**Task prompt:** Everything from the first line of the data through the line with "const yTicks = [0, 10, 20, 30, 40, 50, 60];" is to be echoed exactly, minus the pictures.

------ Data for this exercise ------

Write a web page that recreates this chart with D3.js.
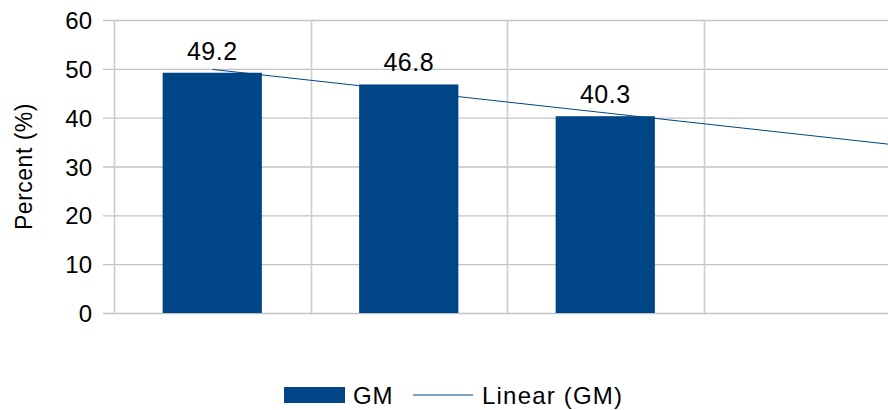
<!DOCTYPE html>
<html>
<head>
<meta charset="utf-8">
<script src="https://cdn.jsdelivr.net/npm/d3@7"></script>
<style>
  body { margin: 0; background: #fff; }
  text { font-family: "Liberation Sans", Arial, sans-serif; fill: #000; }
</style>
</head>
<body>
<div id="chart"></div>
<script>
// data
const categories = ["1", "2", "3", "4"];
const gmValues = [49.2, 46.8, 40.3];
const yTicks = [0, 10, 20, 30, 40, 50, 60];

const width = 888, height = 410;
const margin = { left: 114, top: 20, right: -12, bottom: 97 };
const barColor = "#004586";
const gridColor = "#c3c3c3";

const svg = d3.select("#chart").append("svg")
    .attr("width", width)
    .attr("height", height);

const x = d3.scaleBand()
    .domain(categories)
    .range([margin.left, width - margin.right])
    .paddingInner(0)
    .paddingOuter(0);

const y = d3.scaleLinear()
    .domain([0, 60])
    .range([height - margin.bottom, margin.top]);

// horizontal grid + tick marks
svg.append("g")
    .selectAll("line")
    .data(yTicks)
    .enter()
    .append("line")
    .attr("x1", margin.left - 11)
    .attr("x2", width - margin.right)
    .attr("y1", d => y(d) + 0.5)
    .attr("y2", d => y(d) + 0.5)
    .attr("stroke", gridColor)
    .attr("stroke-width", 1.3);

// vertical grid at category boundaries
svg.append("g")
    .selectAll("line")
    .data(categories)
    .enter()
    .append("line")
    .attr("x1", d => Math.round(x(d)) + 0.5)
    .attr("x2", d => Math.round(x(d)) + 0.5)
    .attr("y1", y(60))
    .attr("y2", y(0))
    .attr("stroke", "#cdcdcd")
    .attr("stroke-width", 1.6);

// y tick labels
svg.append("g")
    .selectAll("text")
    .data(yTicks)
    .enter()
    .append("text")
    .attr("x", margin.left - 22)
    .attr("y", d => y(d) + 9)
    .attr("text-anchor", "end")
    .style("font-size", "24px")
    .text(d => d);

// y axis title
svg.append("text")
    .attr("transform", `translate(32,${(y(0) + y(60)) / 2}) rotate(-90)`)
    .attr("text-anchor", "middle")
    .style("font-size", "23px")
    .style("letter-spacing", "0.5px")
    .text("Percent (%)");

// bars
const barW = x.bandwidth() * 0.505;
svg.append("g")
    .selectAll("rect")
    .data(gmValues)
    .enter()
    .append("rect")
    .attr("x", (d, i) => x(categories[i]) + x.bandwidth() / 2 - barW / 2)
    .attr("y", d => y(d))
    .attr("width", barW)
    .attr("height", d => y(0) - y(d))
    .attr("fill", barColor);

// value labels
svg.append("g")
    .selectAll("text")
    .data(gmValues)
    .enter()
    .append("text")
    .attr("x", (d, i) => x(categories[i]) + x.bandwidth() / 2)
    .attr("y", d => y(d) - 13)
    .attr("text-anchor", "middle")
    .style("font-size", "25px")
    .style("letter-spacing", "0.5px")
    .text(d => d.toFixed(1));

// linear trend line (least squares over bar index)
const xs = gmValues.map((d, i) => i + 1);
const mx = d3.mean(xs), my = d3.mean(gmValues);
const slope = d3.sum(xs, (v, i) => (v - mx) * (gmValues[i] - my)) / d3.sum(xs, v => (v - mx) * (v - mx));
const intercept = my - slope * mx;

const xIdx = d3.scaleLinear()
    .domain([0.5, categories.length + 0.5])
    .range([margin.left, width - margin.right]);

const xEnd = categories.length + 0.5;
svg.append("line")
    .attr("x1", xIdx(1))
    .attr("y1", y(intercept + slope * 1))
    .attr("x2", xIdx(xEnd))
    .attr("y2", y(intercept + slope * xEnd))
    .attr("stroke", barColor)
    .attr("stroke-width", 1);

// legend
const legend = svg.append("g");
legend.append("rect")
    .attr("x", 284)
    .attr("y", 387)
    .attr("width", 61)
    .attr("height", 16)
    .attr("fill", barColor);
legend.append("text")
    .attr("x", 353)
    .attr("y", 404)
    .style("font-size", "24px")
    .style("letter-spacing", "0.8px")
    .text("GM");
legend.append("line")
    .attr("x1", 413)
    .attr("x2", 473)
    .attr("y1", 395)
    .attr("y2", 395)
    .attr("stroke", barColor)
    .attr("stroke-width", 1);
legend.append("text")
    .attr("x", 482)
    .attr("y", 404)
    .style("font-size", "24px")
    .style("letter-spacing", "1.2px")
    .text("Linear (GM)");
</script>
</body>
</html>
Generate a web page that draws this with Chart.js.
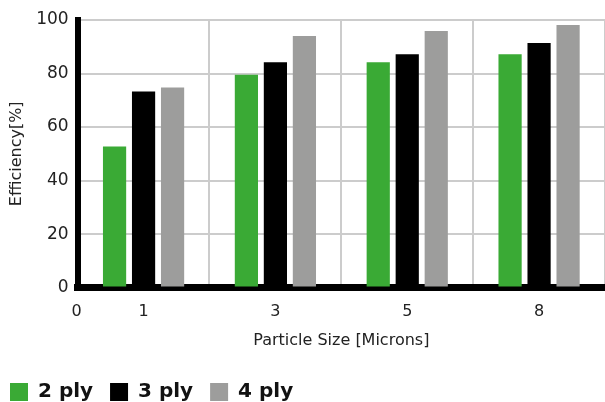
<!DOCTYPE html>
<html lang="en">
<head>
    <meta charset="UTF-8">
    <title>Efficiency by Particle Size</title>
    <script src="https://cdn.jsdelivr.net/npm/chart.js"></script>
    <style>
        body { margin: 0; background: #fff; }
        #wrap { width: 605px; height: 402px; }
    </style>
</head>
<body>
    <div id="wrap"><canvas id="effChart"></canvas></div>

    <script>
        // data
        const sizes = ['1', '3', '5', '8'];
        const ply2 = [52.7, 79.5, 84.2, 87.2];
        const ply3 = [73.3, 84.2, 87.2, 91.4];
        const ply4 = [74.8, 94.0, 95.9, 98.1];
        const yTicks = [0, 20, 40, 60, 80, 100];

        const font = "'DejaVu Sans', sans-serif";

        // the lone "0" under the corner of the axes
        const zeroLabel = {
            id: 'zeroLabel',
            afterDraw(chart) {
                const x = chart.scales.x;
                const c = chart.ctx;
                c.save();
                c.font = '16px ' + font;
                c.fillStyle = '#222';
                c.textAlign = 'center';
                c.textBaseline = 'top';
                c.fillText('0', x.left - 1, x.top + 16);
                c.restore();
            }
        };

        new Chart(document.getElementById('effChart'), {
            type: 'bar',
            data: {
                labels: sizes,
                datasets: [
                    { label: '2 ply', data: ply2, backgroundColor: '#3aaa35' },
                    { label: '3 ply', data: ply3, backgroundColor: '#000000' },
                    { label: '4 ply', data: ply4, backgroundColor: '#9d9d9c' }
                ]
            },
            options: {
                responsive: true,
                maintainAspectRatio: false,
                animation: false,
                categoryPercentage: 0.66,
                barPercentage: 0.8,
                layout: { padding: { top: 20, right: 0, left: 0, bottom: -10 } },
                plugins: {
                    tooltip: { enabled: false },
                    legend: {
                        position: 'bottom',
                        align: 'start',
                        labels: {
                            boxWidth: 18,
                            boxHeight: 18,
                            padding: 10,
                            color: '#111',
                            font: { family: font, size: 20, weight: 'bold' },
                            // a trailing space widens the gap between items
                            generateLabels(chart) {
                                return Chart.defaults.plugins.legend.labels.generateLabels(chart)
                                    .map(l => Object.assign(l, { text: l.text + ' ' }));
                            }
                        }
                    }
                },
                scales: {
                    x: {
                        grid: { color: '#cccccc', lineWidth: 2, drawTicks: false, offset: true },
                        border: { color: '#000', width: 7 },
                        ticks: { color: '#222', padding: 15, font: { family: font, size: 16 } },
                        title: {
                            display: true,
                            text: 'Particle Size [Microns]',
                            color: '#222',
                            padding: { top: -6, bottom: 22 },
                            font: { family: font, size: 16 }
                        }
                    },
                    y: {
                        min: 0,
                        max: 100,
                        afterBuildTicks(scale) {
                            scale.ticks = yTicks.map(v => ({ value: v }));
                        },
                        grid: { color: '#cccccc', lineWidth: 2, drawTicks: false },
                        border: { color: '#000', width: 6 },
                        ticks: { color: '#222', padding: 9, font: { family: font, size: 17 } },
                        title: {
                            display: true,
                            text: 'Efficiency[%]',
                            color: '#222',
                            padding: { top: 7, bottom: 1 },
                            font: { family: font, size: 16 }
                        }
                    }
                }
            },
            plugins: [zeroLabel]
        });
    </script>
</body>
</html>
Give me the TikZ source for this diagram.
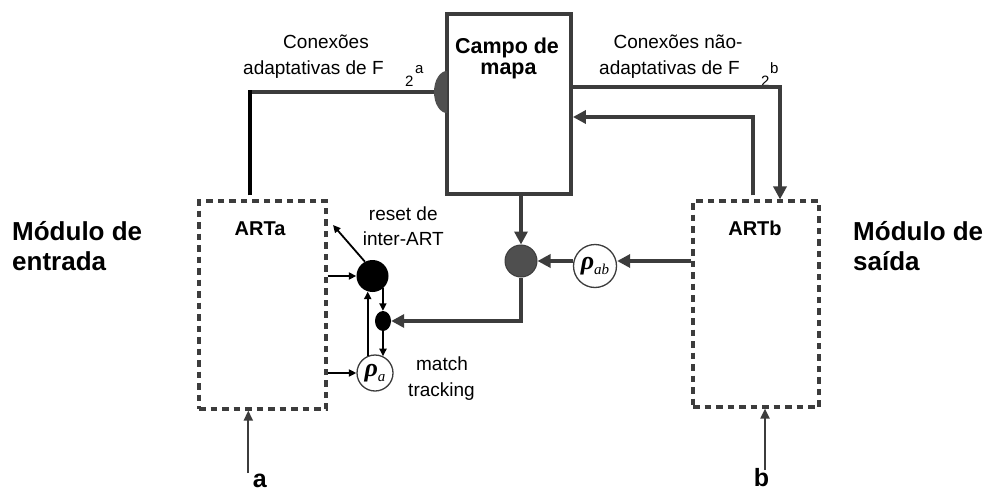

------

**Reply:**
Write a web page that recreates this chart with D3.js.
<!DOCTYPE html>
<html>
<head>
<meta charset="utf-8">
<script src="https://cdn.jsdelivr.net/npm/d3@7"></script>
<style>
  body { margin: 0; background: #fff; }
  text { font-family: "Liberation Sans", Arial, sans-serif; fill: #000; }
</style>
</head>
<body>
<div id="chart"></div>
<script>
// data
const categories = ["1", "2", "3", "4"];
const gmValues = [49.2, 46.8, 40.3];
const yTicks = [0, 10, 20, 30, 40, 50, 60];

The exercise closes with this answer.